MATERIAL PROVIDED:
----------------

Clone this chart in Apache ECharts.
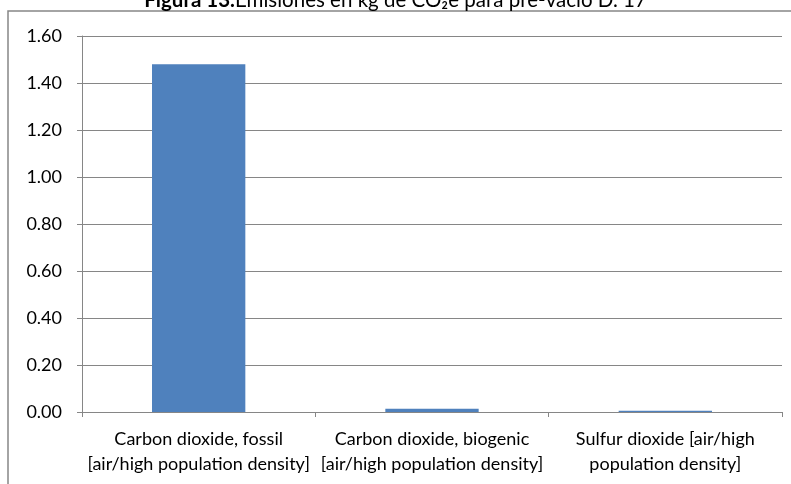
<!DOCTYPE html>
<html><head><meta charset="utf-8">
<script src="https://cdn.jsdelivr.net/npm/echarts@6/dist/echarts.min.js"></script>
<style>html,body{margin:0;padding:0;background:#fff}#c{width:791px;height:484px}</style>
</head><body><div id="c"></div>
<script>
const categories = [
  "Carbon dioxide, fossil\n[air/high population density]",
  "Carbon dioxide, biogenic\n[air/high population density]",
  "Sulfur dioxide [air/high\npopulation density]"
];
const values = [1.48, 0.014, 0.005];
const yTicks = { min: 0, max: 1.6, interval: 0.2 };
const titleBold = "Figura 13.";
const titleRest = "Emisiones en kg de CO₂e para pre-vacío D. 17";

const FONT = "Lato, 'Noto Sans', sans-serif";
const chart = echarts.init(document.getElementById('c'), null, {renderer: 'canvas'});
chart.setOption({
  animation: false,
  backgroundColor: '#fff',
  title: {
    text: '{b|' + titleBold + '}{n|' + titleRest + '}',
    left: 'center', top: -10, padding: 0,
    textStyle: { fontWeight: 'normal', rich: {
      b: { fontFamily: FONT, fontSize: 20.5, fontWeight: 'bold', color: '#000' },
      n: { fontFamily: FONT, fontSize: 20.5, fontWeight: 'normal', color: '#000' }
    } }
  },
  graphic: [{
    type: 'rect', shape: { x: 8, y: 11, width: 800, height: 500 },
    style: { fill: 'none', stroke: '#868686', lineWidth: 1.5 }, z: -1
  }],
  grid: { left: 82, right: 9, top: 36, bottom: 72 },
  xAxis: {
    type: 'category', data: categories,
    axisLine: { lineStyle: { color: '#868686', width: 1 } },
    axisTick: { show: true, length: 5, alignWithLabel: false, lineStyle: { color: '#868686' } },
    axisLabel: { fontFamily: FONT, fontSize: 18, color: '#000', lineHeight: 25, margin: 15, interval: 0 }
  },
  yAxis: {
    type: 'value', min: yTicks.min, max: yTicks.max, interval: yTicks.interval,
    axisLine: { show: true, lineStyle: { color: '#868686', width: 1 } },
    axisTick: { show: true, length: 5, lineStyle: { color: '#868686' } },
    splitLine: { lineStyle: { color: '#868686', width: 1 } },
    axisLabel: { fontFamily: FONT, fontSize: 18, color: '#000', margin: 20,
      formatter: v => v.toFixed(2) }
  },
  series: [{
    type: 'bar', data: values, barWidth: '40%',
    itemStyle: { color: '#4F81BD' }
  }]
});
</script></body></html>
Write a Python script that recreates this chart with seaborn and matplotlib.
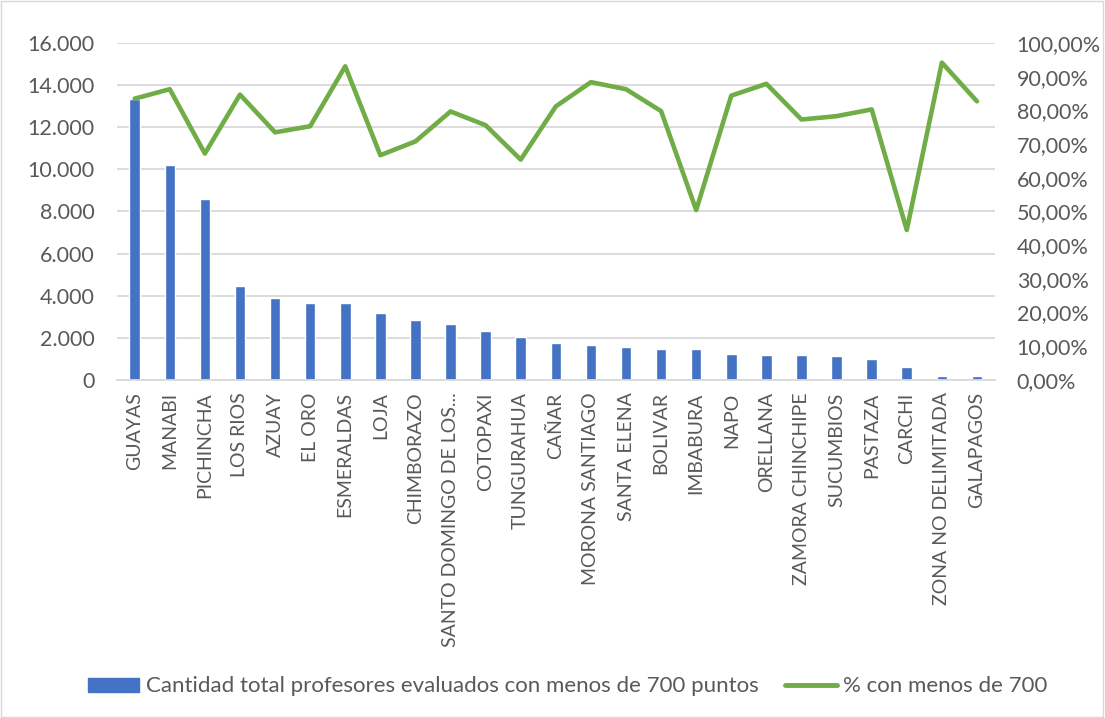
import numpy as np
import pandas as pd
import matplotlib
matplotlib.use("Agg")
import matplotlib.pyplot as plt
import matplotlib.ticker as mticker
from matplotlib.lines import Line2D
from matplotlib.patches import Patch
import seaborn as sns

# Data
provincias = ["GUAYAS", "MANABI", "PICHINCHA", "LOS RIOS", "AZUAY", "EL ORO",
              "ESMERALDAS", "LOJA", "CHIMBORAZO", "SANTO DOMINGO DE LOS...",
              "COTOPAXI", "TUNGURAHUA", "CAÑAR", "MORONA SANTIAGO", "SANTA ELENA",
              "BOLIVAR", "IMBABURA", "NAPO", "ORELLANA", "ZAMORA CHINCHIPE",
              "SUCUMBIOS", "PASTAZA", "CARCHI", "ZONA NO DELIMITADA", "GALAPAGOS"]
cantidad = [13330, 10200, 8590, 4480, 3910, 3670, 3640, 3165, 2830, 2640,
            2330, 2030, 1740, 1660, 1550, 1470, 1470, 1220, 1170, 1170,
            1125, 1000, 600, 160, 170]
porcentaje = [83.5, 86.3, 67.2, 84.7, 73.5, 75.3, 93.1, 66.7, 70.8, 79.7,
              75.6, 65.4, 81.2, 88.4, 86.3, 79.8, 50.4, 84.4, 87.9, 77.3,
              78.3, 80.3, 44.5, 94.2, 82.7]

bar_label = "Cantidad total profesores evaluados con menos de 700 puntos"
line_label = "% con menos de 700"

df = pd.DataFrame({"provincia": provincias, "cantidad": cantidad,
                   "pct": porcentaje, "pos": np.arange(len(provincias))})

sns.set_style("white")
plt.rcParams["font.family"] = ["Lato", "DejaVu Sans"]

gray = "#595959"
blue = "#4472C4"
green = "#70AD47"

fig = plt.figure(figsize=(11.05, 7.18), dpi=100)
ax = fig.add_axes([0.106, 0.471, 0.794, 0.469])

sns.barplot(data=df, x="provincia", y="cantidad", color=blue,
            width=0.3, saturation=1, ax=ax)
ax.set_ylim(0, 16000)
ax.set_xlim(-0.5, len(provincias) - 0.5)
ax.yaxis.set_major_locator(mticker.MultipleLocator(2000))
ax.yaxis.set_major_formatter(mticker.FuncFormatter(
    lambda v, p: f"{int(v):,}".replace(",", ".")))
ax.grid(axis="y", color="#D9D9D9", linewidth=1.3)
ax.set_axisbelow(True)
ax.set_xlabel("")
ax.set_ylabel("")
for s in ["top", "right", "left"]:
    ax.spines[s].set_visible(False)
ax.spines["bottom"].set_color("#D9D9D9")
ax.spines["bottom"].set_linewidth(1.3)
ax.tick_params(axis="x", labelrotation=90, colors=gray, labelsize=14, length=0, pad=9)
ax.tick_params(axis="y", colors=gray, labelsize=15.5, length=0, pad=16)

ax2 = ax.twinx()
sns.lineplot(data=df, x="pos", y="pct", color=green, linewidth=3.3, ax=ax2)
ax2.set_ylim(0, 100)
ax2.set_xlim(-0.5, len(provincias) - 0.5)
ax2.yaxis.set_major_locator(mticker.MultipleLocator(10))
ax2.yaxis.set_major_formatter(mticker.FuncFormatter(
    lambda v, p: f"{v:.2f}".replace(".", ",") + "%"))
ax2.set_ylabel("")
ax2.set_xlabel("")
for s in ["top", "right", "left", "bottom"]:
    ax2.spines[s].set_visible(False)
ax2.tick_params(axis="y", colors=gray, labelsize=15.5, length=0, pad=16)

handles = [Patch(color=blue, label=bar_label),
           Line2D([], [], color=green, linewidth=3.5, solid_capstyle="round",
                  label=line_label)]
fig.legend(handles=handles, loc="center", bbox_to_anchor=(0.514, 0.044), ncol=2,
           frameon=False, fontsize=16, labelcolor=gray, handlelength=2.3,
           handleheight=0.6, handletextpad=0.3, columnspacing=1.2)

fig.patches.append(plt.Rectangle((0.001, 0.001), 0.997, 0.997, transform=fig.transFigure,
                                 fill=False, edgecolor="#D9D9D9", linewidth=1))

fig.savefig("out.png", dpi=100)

----------------

WORK TO COMPLETE:
Please write out all the data again word for word, but not the pictures.

SOLUTION FOR THIS TASK:
Clone this chart in Apache ECharts.
<!DOCTYPE html>
<html><head><meta charset="utf-8">
<script src="https://cdn.jsdelivr.net/npm/echarts@6/dist/echarts.min.js"></script>
<style>html,body{margin:0;padding:0;background:#fff}#c{width:791px;height:484px}</style>
</head><body><div id="c"></div>
<script>
const categories = [
  "Carbon dioxide, fossil\n[air/high population density]",
  "Carbon dioxide, biogenic\n[air/high population density]",
  "Sulfur dioxide [air/high\npopulation density]"
];
const values = [1.48, 0.014, 0.005];
const yTicks = { min: 0, max: 1.6, interval: 0.2 };
const titleBold = "Figura 13.";
const titleRest = "Emisiones en kg de CO₂e para pre-vacío D. 17";

const FONT = "Lato, 'Noto Sans', sans-serif";
const chart = echarts.init(document.getElementById('c'), null, {renderer: 'canvas'});
chart.setOption({
  animation: false,
  backgroundColor: '#fff',
  title: {
    text: '{b|' + titleBold + '}{n|' + titleRest + '}',
    left: 'center', top: -10, padding: 0,
    textStyle: { fontWeight: 'normal', rich: {
      b: { fontFamily: FONT, fontSize: 20.5, fontWeight: 'bold', color: '#000' },
      n: { fontFamily: FONT, fontSize: 20.5, fontWeight: 'normal', color: '#000' }
    } }
  },
  graphic: [{
    type: 'rect', shape: { x: 8, y: 11, width: 800, height: 500 },
    style: { fill: 'none', stroke: '#868686', lineWidth: 1.5 }, z: -1
  }],
  grid: { left: 82, right: 9, top: 36, bottom: 72 },
  xAxis: {
    type: 'category', data: categories,
    axisLine: { lineStyle: { color: '#868686', width: 1 } },
    axisTick: { show: true, length: 5, alignWithLabel: false, lineStyle: { color: '#868686' } },
    axisLabel: { fontFamily: FONT, fontSize: 18, color: '#000', lineHeight: 25, margin: 15, interval: 0 }
  },
  yAxis: {
    type: 'value', min: yTicks.min, max: yTicks.max, interval: yTicks.interval,
    axisLine: { show: true, lineStyle: { color: '#868686', width: 1 } },
    axisTick: { show: true, length: 5, lineStyle: { color: '#868686' } },
    splitLine: { lineStyle: { color: '#868686', width: 1 } },
    axisLabel: { fontFamily: FONT, fontSize: 18, color: '#000', margin: 20,
      formatter: v => v.toFixed(2) }
  },
  series: [{
    type: 'bar', data: values, barWidth: '40%',
    itemStyle: { color: '#4F81BD' }
  }]
});
</script></body></html>
Write a Python script that recreates this chart with seaborn and matplotlib.
import numpy as np
import pandas as pd
import matplotlib
matplotlib.use("Agg")
import matplotlib.pyplot as plt
import matplotlib.ticker as mticker
from matplotlib.lines import Line2D
from matplotlib.patches import Patch
import seaborn as sns

# Data
provincias = ["GUAYAS", "MANABI", "PICHINCHA", "LOS RIOS", "AZUAY", "EL ORO",
              "ESMERALDAS", "LOJA", "CHIMBORAZO", "SANTO DOMINGO DE LOS...",
              "COTOPAXI", "TUNGURAHUA", "CAÑAR", "MORONA SANTIAGO", "SANTA ELENA",
              "BOLIVAR", "IMBABURA", "NAPO", "ORELLANA", "ZAMORA CHINCHIPE",
              "SUCUMBIOS", "PASTAZA", "CARCHI", "ZONA NO DELIMITADA", "GALAPAGOS"]
cantidad = [13330, 10200, 8590, 4480, 3910, 3670, 3640, 3165, 2830, 2640,
            2330, 2030, 1740, 1660, 1550, 1470, 1470, 1220, 1170, 1170,
            1125, 1000, 600, 160, 170]
porcentaje = [83.5, 86.3, 67.2, 84.7, 73.5, 75.3, 93.1, 66.7, 70.8, 79.7,
              75.6, 65.4, 81.2, 88.4, 86.3, 79.8, 50.4, 84.4, 87.9, 77.3,
              78.3, 80.3, 44.5, 94.2, 82.7]

bar_label = "Cantidad total profesores evaluados con menos de 700 puntos"
line_label = "% con menos de 700"

df = pd.DataFrame({"provincia": provincias, "cantidad": cantidad,
                   "pct": porcentaje, "pos": np.arange(len(provincias))})

sns.set_style("white")
plt.rcParams["font.family"] = ["Lato", "DejaVu Sans"]

gray = "#595959"
blue = "#4472C4"
green = "#70AD47"

fig = plt.figure(figsize=(11.05, 7.18), dpi=100)
ax = fig.add_axes([0.106, 0.471, 0.794, 0.469])

sns.barplot(data=df, x="provincia", y="cantidad", color=blue,
            width=0.3, saturation=1, ax=ax)
ax.set_ylim(0, 16000)
ax.set_xlim(-0.5, len(provincias) - 0.5)
ax.yaxis.set_major_locator(mticker.MultipleLocator(2000))
ax.yaxis.set_major_formatter(mticker.FuncFormatter(
    lambda v, p: f"{int(v):,}".replace(",", ".")))
ax.grid(axis="y", color="#D9D9D9", linewidth=1.3)
ax.set_axisbelow(True)
ax.set_xlabel("")
ax.set_ylabel("")
for s in ["top", "right", "left"]:
    ax.spines[s].set_visible(False)
ax.spines["bottom"].set_color("#D9D9D9")
ax.spines["bottom"].set_linewidth(1.3)
ax.tick_params(axis="x", labelrotation=90, colors=gray, labelsize=14, length=0, pad=9)
ax.tick_params(axis="y", colors=gray, labelsize=15.5, length=0, pad=16)

ax2 = ax.twinx()
sns.lineplot(data=df, x="pos", y="pct", color=green, linewidth=3.3, ax=ax2)
ax2.set_ylim(0, 100)
ax2.set_xlim(-0.5, len(provincias) - 0.5)
ax2.yaxis.set_major_locator(mticker.MultipleLocator(10))
ax2.yaxis.set_major_formatter(mticker.FuncFormatter(
    lambda v, p: f"{v:.2f}".replace(".", ",") + "%"))
ax2.set_ylabel("")
ax2.set_xlabel("")
for s in ["top", "right", "left", "bottom"]:
    ax2.spines[s].set_visible(False)
ax2.tick_params(axis="y", colors=gray, labelsize=15.5, length=0, pad=16)

handles = [Patch(color=blue, label=bar_label),
           Line2D([], [], color=green, linewidth=3.5, solid_capstyle="round",
                  label=line_label)]
fig.legend(handles=handles, loc="center", bbox_to_anchor=(0.514, 0.044), ncol=2,
           frameon=False, fontsize=16, labelcolor=gray, handlelength=2.3,
           handleheight=0.6, handletextpad=0.3, columnspacing=1.2)

fig.patches.append(plt.Rectangle((0.001, 0.001), 0.997, 0.997, transform=fig.transFigure,
                                 fill=False, edgecolor="#D9D9D9", linewidth=1))

fig.savefig("out.png", dpi=100)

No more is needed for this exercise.